Once open the folder will be shown as following.

  • Report is the the visualization that is the same as what you see when you publish to Power BI service
  • SemanticModel is the data model behind the report
  • gitignore is to ensure that certain files not tracked by Git remain untracked
  • PBIP file is the shortcut to the report folder, which you can use to open the file in Power BI Desktop



4. Open Sourcetree. when open it first time, you have to set up the repo for it to work. As mentioned, Power BI development is likely a lightweight project so a local repo is more than enough, compared to a remote repo which is more for collaboration purpose. Here is the steps.

1). In New tab, the default repo is local, click on create.

2). Browse the folder where you save the PBIP into. Then create.

3). Once created. It will automatically create a main branch and all the files in the folder will be listed there. you can basically stage all of them and commit it with the comment as Initial commit.

Initial commit


5. Now here is the exciting part. Go back to Power BI and make some change and save the change. Sourcetree will be smart enough to pick up the change as new commit shown on top left (uncommitted change ) and ask for commit. Similar to the initial commit, here is the step.

New commit

6. Got back to VS Code, since the change is committed, VS Code will detect the committed change and it won't show any more commit. The other way is that you can commit change in VS Code and Sourcetree will update the commit as well. These two tools are synced together!


By doing it, you can save the PBIP file each time and with comment or you can save the file multiple times and commit once. If something goes wrong, you can rollback to any version of commit you previous have as follow

Simple way of rollback with hard mode


This is just the beginning of fun. To have a bit more complicate version control, you can think of Gitflow as a branching model which you can implement for your project. This will help you to have different branch for different purpose (e.g. feature1, feature2. hotfix1, hotfix2 etc.) To simplify the branching strategy, My rule-of-thumbs is to keep the master as raw code and only merge with the other branches when they has been tested and endorsed. Develop branch is just a separation from production which I find not too much of use as we can always rollback.


Git-Flow branching model

So this is quick demo of Sourcetree GUI. You can see it is far more sophisticate than source control in VS code. Another reason to use Sourcetree is for any other project that it doesn't has code as source, it also works perfectly as a proper version control. I tried it with a PBIX file and you can still do all branching and commit. The only thing missing is that there is no coding involved for you to see what exactly the change in code, it is merely a binary file as a whole. Still the advantage is that you don't need to save the binary file as different name for different versions.

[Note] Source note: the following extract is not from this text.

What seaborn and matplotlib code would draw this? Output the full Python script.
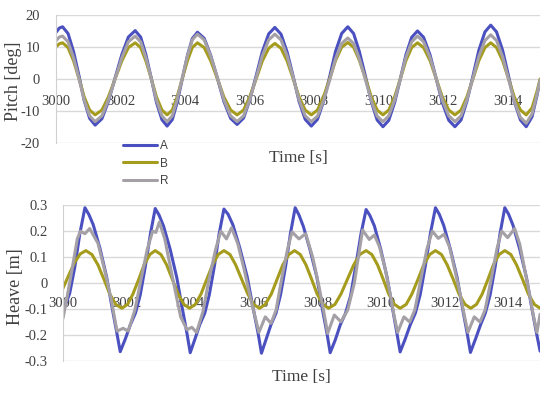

I hope this article can give you an alternative to have a Git in Power BI project using Sourcetree. As you can see, a fully integrated CI/CD development pipeline requires a lot of setting like DevOps for collaboration and release control on top of abovementioned tools. but for lightweight and free alternative version control using Git branching model, this is a must have. After all, not all organizations can afford to have a DevOps developer to support the set up of Power BI project, Power BI developer should be the one to familiar with these tools to make your development more efficient.